Figure 2: Proposed simulation replicating cell activation and expansion (a) Process and permitted actions by the cells in each simulated step. (b) Simulated life trajectory of a naïve starting cell to activated with full potency, and natural exhaustion caused by aging. Also defined are two modes of division – symmetric and asymmetric. (c) Sample simulation trajectories for three control strategies – top to bottom row depicts optimum, sub-optimum and random bead additions; bar plot at left indicates the number of cells separated by type at each simulation step, the symbols at the x axis represents the action taken: (+) refers to bead addition, (-) refers to removal and (o) refers to no action; the right three windows are simulation screens at 1, 5 and 19 steps.
Figure 3. A higher average reward with tight distribution of outcomes are indications of a better trained agent. The quality of the policy can be determined from the episodic reward distribution of a trained agent. For example, with PPO-tabular and DQN-image (Figure 3), the agent adopted a stable strategy by 100,000 training episodes as observed from the episodic reward and flattened out average reward. But with PPO-tabular the episodic reward distribution around average is +/- 50 whereas it is +/- 250 for DQN-image. That indicates PPO-tabular agent is better trained which has a tighter distribution of higher rewards and DQN-image is subjected to variability and chance events. The distribution is even tighter for A2C-combined, but the average reward is far less than PPO-combined or DQN-combined.
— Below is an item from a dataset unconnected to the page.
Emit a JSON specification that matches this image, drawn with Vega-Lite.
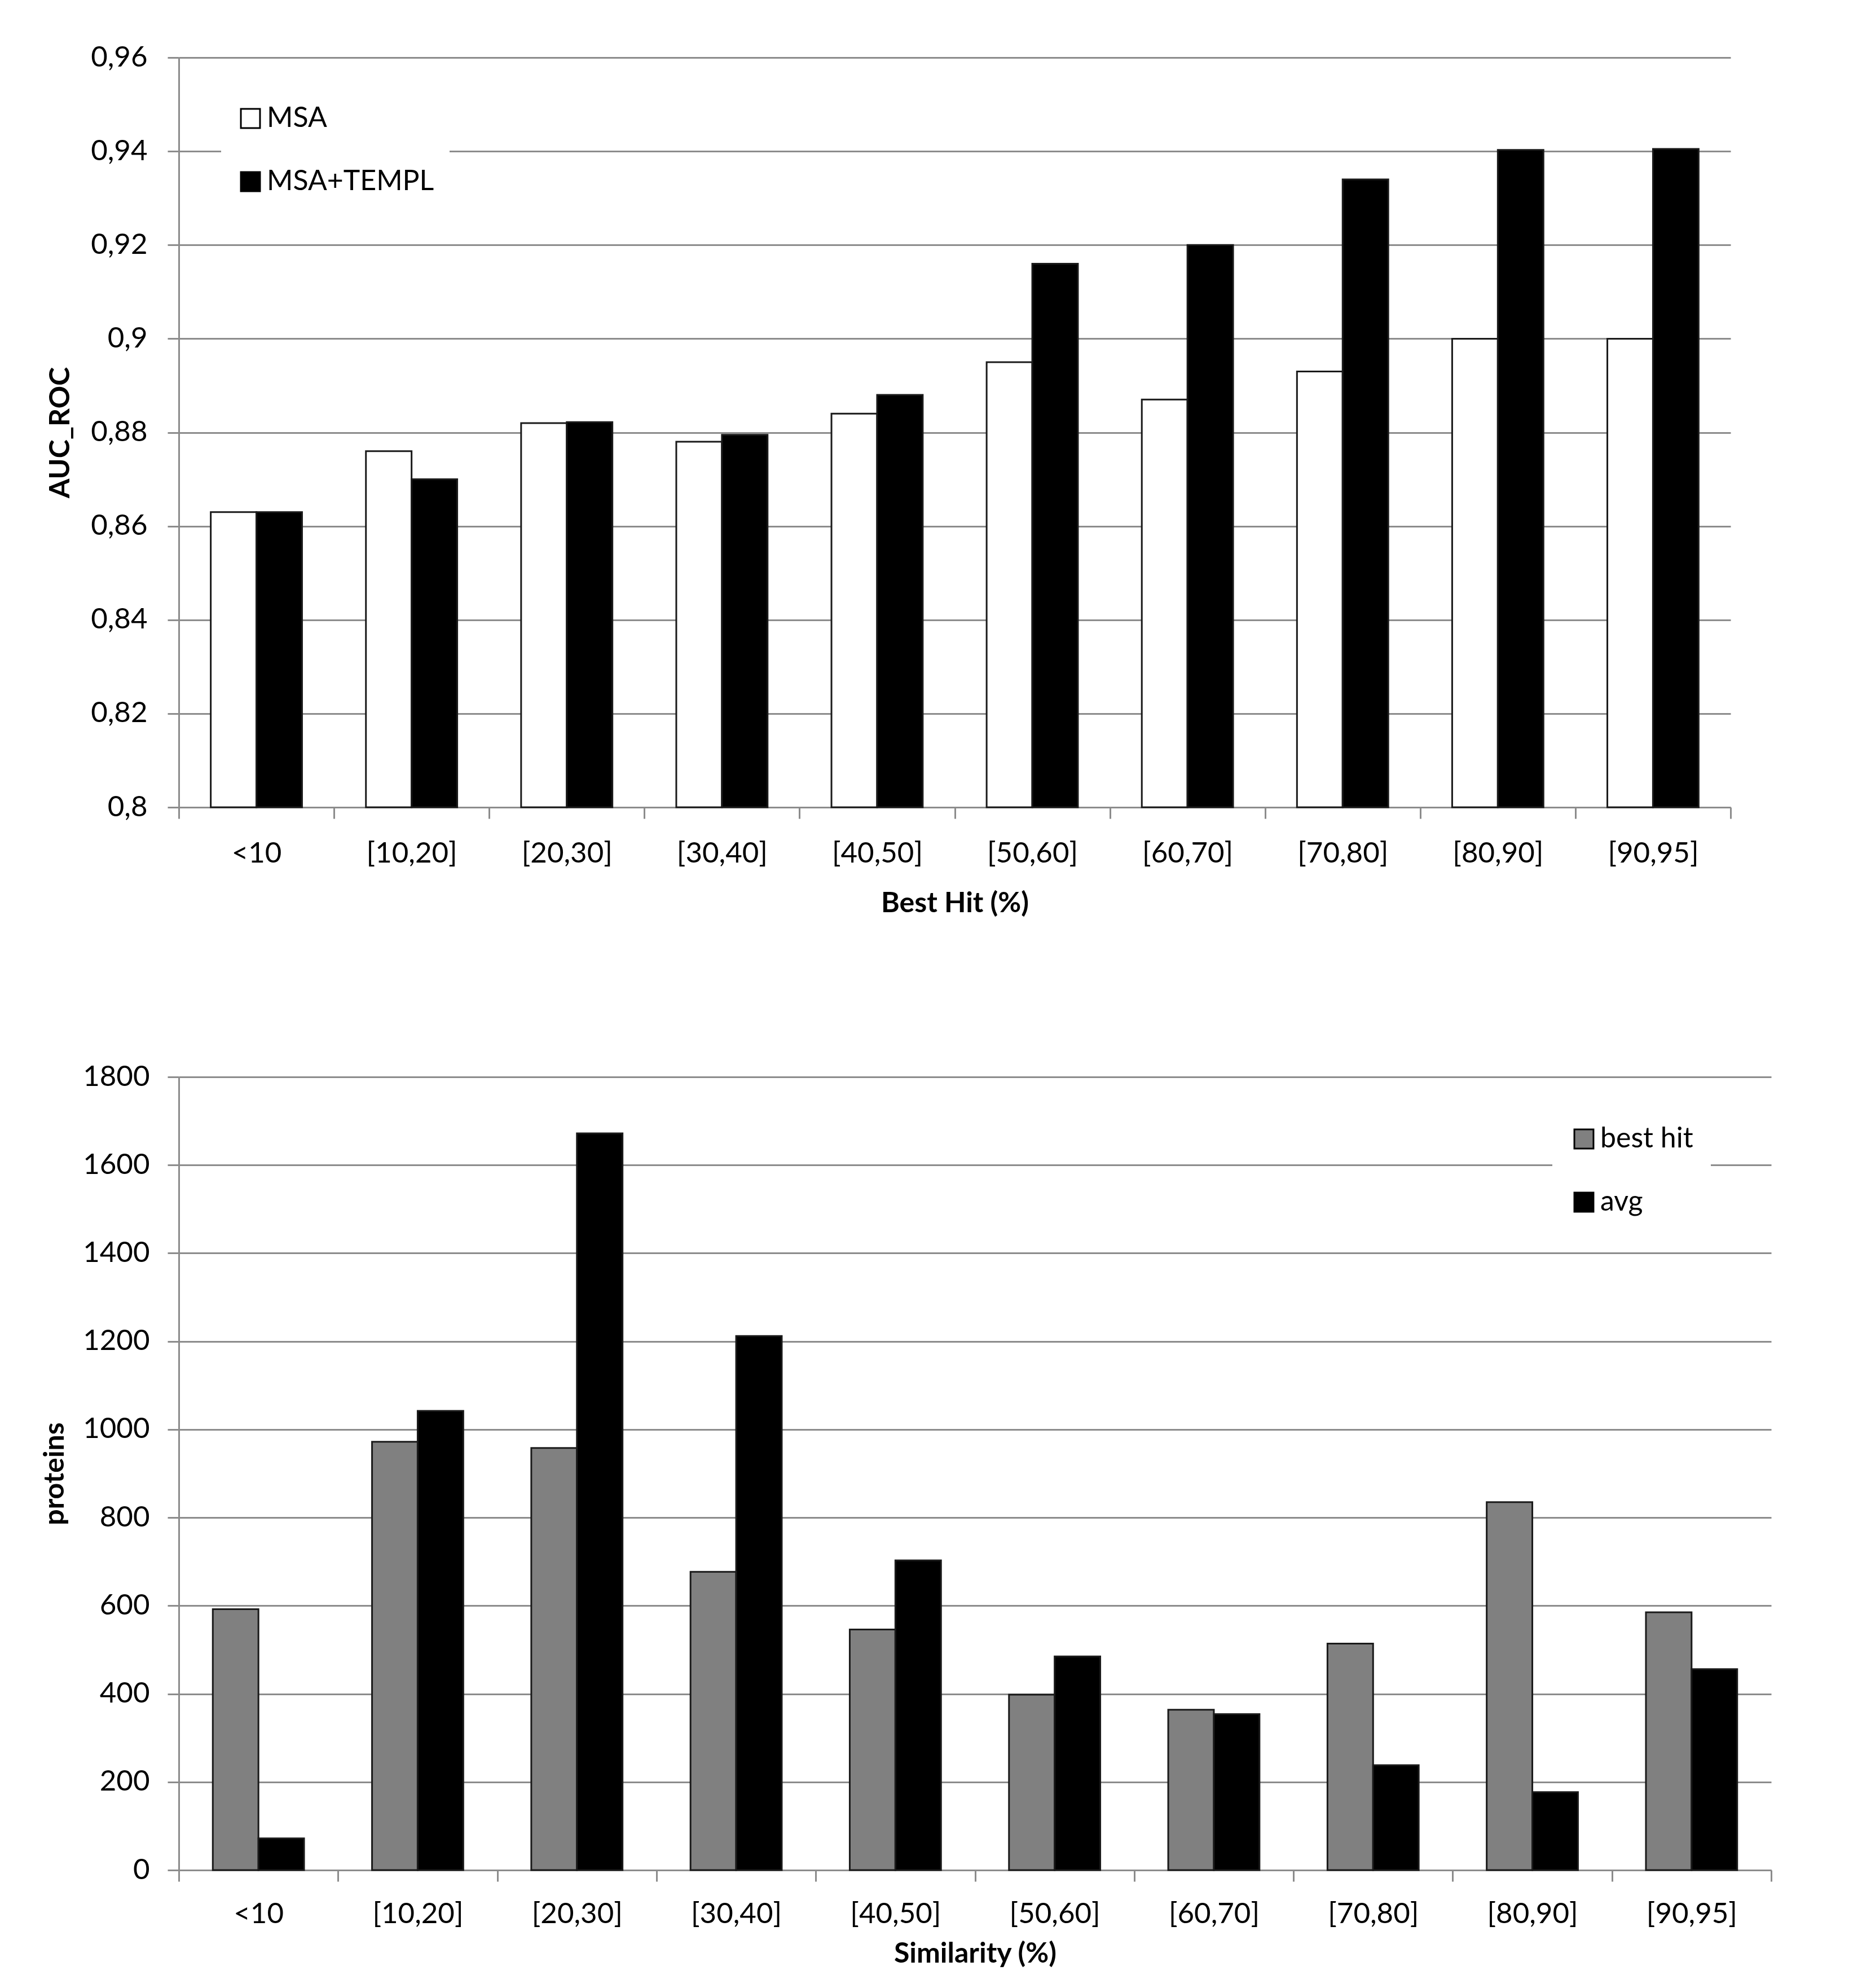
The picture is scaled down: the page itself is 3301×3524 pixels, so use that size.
{
  "$schema": "https://vega.github.io/schema/vega-lite/v6.json",
  "padding": {"left": 72, "top": 76, "right": 10, "bottom": 10},
  "background": "white",
  "datasets": {
    "auc": [
      {"bin": "<10", "method": "MSA", "value": 0.863},
      {"bin": "<10", "method": "MSA+TEMPL", "value": 0.863},
      {"bin": "[10,20]", "method": "MSA", "value": 0.876},
      {"bin": "[10,20]", "method": "MSA+TEMPL", "value": 0.870},
      {"bin": "[20,30]", "method": "MSA", "value": 0.882},
      {"bin": "[20,30]", "method": "MSA+TEMPL", "value": 0.8822},
      {"bin": "[30,40]", "method": "MSA", "value": 0.878},
      {"bin": "[30,40]", "method": "MSA+TEMPL", "value": 0.8795},
      {"bin": "[40,50]", "method": "MSA", "value": 0.884},
      {"bin": "[40,50]", "method": "MSA+TEMPL", "value": 0.888},
      {"bin": "[50,60]", "method": "MSA", "value": 0.895},
      {"bin": "[50,60]", "method": "MSA+TEMPL", "value": 0.916},
      {"bin": "[60,70]", "method": "MSA", "value": 0.887},
      {"bin": "[60,70]", "method": "MSA+TEMPL", "value": 0.920},
      {"bin": "[70,80]", "method": "MSA", "value": 0.893},
      {"bin": "[70,80]", "method": "MSA+TEMPL", "value": 0.934},
      {"bin": "[80,90]", "method": "MSA", "value": 0.900},
      {"bin": "[80,90]", "method": "MSA+TEMPL", "value": 0.9403},
      {"bin": "[90,95]", "method": "MSA", "value": 0.900},
      {"bin": "[90,95]", "method": "MSA+TEMPL", "value": 0.9405}
    ],
    "proteins": [
      {"bin": "<10", "kind": "best hit", "count": 592},
      {"bin": "<10", "kind": "avg", "count": 72},
      {"bin": "[10,20]", "kind": "best hit", "count": 972},
      {"bin": "[10,20]", "kind": "avg", "count": 1042},
      {"bin": "[20,30]", "kind": "best hit", "count": 958},
      {"bin": "[20,30]", "kind": "avg", "count": 1672},
      {"bin": "[30,40]", "kind": "best hit", "count": 677},
      {"bin": "[30,40]", "kind": "avg", "count": 1212},
      {"bin": "[40,50]", "kind": "best hit", "count": 546},
      {"bin": "[40,50]", "kind": "avg", "count": 703},
      {"bin": "[50,60]", "kind": "best hit", "count": 398},
      {"bin": "[50,60]", "kind": "avg", "count": 485},
      {"bin": "[60,70]", "kind": "best hit", "count": 364},
      {"bin": "[60,70]", "kind": "avg", "count": 354},
      {"bin": "[70,80]", "kind": "best hit", "count": 514},
      {"bin": "[70,80]", "kind": "avg", "count": 238},
      {"bin": "[80,90]", "kind": "best hit", "count": 835},
      {"bin": "[80,90]", "kind": "avg", "count": 177},
      {"bin": "[90,95]", "kind": "best hit", "count": 585},
      {"bin": "[90,95]", "kind": "avg", "count": 456}
    ]
  },
  "spacing": 257,
  "resolve": {
    "scale": {"color": "independent", "xOffset": "independent"},
    "legend": {"color": "independent"}
  },
  "vconcat": [
    {
      "width": 2751,
      "height": 1329,
      "data": {"name": "auc"},
      "mark": {"type": "bar", "stroke": "#1a1a1a", "strokeWidth": 3},
      "encoding": {
        "x": {
          "field": "bin",
          "type": "nominal",
          "sort": null,
          "scale": {"paddingInner": 0, "paddingOuter": 0},
          "axis": {"title": "Best Hit (%)", "labelPadding": 37, "titlePadding": 38}
        },
        "xOffset": {
          "field": "method",
          "type": "nominal",
          "scale": {"domain": ["MSA", "MSA+TEMPL"], "paddingInner": 0, "paddingOuter": 0.7}
        },
        "y": {
          "field": "value",
          "type": "quantitative",
          "scale": {"domain": [0.8, 0.96], "zero": false, "nice": false},
          "axis": {
            "title": "AUC_ROC",
            "values": [0.8, 0.82, 0.84, 0.86, 0.88, 0.9, 0.92, 0.94, 0.96],
            "labelExpr": "replace(format(datum.value, '.2~f'), '.', ',')",
            "grid": true,
            "labelPadding": 36,
            "titlePadding": 28
          }
        },
        "y2": {"datum": 0.8},
        "color": {
          "field": "method",
          "type": "nominal",
          "scale": {"domain": ["MSA", "MSA+TEMPL"], "range": ["#ffffff", "#000000"]},
          "legend": {
            "title": null,
            "orient": "none",
            "legendX": 75,
            "legendY": 56,
            "fillColor": "white",
            "padding": 27
          }
        }
      }
    },
    {
      "width": 2823,
      "height": 1406,
      "data": {"name": "proteins"},
      "mark": {"type": "bar", "stroke": "#1a1a1a", "strokeWidth": 3},
      "encoding": {
        "x": {
          "field": "bin",
          "type": "nominal",
          "sort": null,
          "scale": {"paddingInner": 0, "paddingOuter": 0},
          "axis": {"title": "Similarity (%)", "labelPadding": 33, "titlePadding": 20}
        },
        "xOffset": {
          "field": "kind",
          "type": "nominal",
          "scale": {"domain": ["best hit", "avg"], "paddingInner": 0, "paddingOuter": 0.745}
        },
        "y": {
          "field": "count",
          "type": "quantitative",
          "scale": {"domain": [0, 1800], "nice": false},
          "axis": {
            "title": "proteins",
            "values": [0, 200, 400, 600, 800, 1000, 1200, 1400, 1600, 1800],
            "format": "d",
            "grid": true,
            "labelPadding": 32,
            "titlePadding": 24
          }
        },
        "color": {
          "field": "kind",
          "type": "nominal",
          "scale": {"domain": ["best hit", "avg"], "range": ["#808080", "#000000"]},
          "legend": {
            "title": null,
            "orient": "none",
            "legendX": 2435,
            "legendY": 54,
            "fillColor": "white",
            "padding": 31
          }
        }
      }
    }
  ],
  "config": {
    "font": "Lato",
    "view": {"stroke": null},
    "axis": {
      "labelFont": "Lato",
      "labelFontSize": 51,
      "labelColor": "#000000",
      "titleFont": "Lato",
      "titleFontSize": 50,
      "titleFontWeight": "bold",
      "titleColor": "#000000",
      "domainColor": "#8c8c8c",
      "domainWidth": 3,
      "tickColor": "#8c8c8c",
      "tickWidth": 3,
      "tickSize": 20,
      "gridColor": "#8c8c8c",
      "gridWidth": 3
    },
    "axisX": {"labelAngle": 0, "grid": false, "tickBand": "extent"},
    "legend": {
      "labelFont": "Lato",
      "labelFontSize": 50,
      "labelColor": "#000000",
      "labelLimit": 1000,
      "symbolType": "square",
      "symbolSize": 1150,
      "symbolStrokeColor": "#000000",
      "symbolStrokeWidth": 3,
      "symbolOpacity": 1,
      "labelOffset": 4,
      "rowPadding": 62
    }
  }
}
Figure 4: Change of strategy by the agent using 20 control steps for different cell types. (a) Simulation process to obtain control strategy information (b) Strategy of the agent visualized by average number of beads at each control step (y and x axes respectively). Error bar indicates the standard deviation of beads used at that control step – indication of simulation variability or constancy (where there are no bars). The learning curve is also attached with each bar plot, axes same as Figure 3. Arrows between plots indicate the change in cell type (also see Table 1).
Figure 5: Change of strategy by the agent using 50 control steps learned from training with different cell types. Strategy of the agent visualized by average number of beads per control step (y and x axes respectively). Error bars indicate one standard deviation, showing variability of steps or uniformity (no error bars). The learning curve is also attached with each bar plot. Arrows indicate the change in cell type, also see Table 1.
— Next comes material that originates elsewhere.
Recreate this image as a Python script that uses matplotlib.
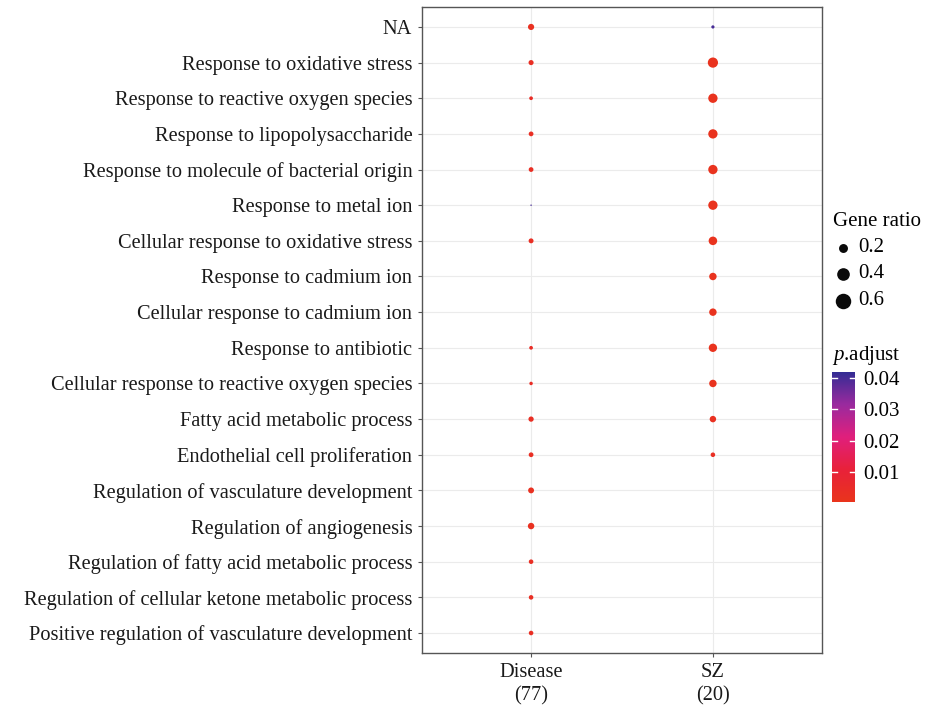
import numpy as np
import matplotlib
matplotlib.use("Agg")
import matplotlib.pyplot as plt
from matplotlib.colors import LinearSegmentedColormap, Normalize

plt.rcParams['font.family'] = ['Liberation Serif', 'DejaVu Serif']
plt.rcParams['mathtext.fontset'] = 'custom'
plt.rcParams['mathtext.rm'] = 'Liberation Serif'
plt.rcParams['mathtext.it'] = 'Liberation Serif:italic'

# ---- data ----
TERMS = [
    "NA",
    "Response to oxidative stress",
    "Response to reactive oxygen species",
    "Response to lipopolysaccharide",
    "Response to molecule of bacterial origin",
    "Response to metal ion",
    "Cellular response to oxidative stress",
    "Response to cadmium ion",
    "Cellular response to cadmium ion",
    "Response to antibiotic",
    "Cellular response to reactive oxygen species",
    "Fatty acid metabolic process",
    "Endothelial cell proliferation",
    "Regulation of vasculature development",
    "Regulation of angiogenesis",
    "Regulation of fatty acid metabolic process",
    "Regulation of cellular ketone metabolic process",
    "Positive regulation of vasculature development",
]
GROUPS = ["Disease\n(77)", "SZ\n(20)"]

# gene ratio per term (None = not enriched)
disease_ratio = [0.11, 0.075, 0.04, 0.065, 0.065, 0.006, 0.07, None, None,
                 0.04, 0.035, 0.08, 0.065, 0.10, 0.12, 0.06, 0.06, 0.06]
sz_ratio = [0.03, 0.30, 0.25, 0.25, 0.25, 0.25, 0.21, 0.16, 0.16,
            0.20, 0.16, 0.12, 0.06, None, None, None, None, None]

disease_padj = [0.002, 0.003, 0.004, 0.003, 0.003, 0.040, 0.003, None, None,
                0.004, 0.004, 0.003, 0.003, 0.002, 0.002, 0.003, 0.003, 0.003]
sz_padj = [0.040, 0.001, 0.001, 0.001, 0.001, 0.001, 0.001, 0.001, 0.001,
           0.001, 0.001, 0.002, 0.003, None, None, None, None, None]

LEGEND_RATIOS = [0.2, 0.4, 0.6]
CBAR_TICKS = [0.01, 0.02, 0.03, 0.04]

SIZE_K = 180  # points^2 per unit of gene ratio
cmap = LinearSegmentedColormap.from_list(
    "padj", [(0, "#E9341C"), (0.25, "#E8213A"), (0.5, "#E01F7C"),
             (0.75, "#9A2A9E"), (1, "#342C94")])
norm = Normalize(vmin=0.0003, vmax=0.042)

fig = plt.figure(figsize=(9.26, 7.12), dpi=100)
ax = fig.add_axes([0.4557, 0.0829, 0.432, 0.9073])

n = len(TERMS)
ypos = np.arange(n)[::-1]
for gi, (ratios, padj) in enumerate([(disease_ratio, disease_padj),
                                     (sz_ratio, sz_padj)]):
    xs, ys, ss, cs = [], [], [], []
    for i in range(n):
        if ratios[i] is None:
            continue
        xs.append(gi + 1)
        ys.append(ypos[i])
        ss.append(ratios[i] * SIZE_K)
        cs.append(padj[i])
    ax.scatter(xs, ys, s=ss, c=cs, cmap=cmap, norm=norm, linewidths=0, zorder=3)

ax.set_xlim(0.4, 2.6)
ax.set_ylim(-0.56, n - 1 + 0.56)
ax.set_yticks(ypos)
ax.set_yticklabels(TERMS, fontsize=14.7, color='#1a1a1a')
ax.set_xticks([1, 2])
ax.set_xticklabels(GROUPS, fontsize=14.7, color='#1a1a1a', linespacing=1.35)
ax.grid(True, color='#ebebeb', linewidth=0.8, zorder=0)
ax.set_axisbelow(True)
for sp in ax.spines.values():
    sp.set_color('#555555')
    sp.set_linewidth(1.0)
ax.tick_params(axis='both', length=3, width=0.8, color='#555555', pad=4)

# ---- size legend ----
fig.text(833 / 926, 1 - 222 / 712, "Gene ratio", fontsize=15, va='center', ha='left')
lax = fig.add_axes([833 / 926, 1 - 315 / 712, 80 / 926, 80 / 712])
lax.set_xlim(0, 80)
lax.set_ylim(80, 0)
lax.axis('off')
for r, yy in zip(LEGEND_RATIOS, [248, 274, 301]):
    lax.scatter(10, yy - 235, s=r * SIZE_K * 1.15, color='#0a0a0a', linewidths=0)
    lax.text(25, yy - 235, f"{r}", fontsize=15, va='center', ha='left')

# ---- colour bar ----
fig.text(832 / 926, 1 - 355 / 712, r"$\it{p}$.adjust", fontsize=15, va='center', ha='left')
cax = fig.add_axes([832 / 926, 1 - 502 / 712, 23 / 926, 130 / 712])
sm = plt.cm.ScalarMappable(norm=norm, cmap=cmap)
cb = fig.colorbar(sm, cax=cax, ticks=CBAR_TICKS)
cb.outline.set_visible(False)
cb.ax.tick_params(length=0, labelsize=15, pad=6)
cb.ax.set_yticklabels([f"{t:.2f}" for t in CBAR_TICKS])
for t in CBAR_TICKS:
    cax.plot([0, 0.22], [t, t], color='white', lw=1)
    cax.plot([0.78, 1], [t, t], color='white', lw=1)

fig.savefig("out.png", dpi=100)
Figure 6: (a) Learning curve for agent trained with and without noise and reward histogram for simulation conducted with agent trained on 0, 250k and 500k episodes (b) Agent trained with 20, 50 and 400 timesteps (c) Number or training episodes required to reach accuracy of 80%, 90% and 95% by agents pre-trained for 500k steps on cell 1 vs. agents trained on respective cell types from beginning. Y axis shows the number of training runs required in log base 10 scale.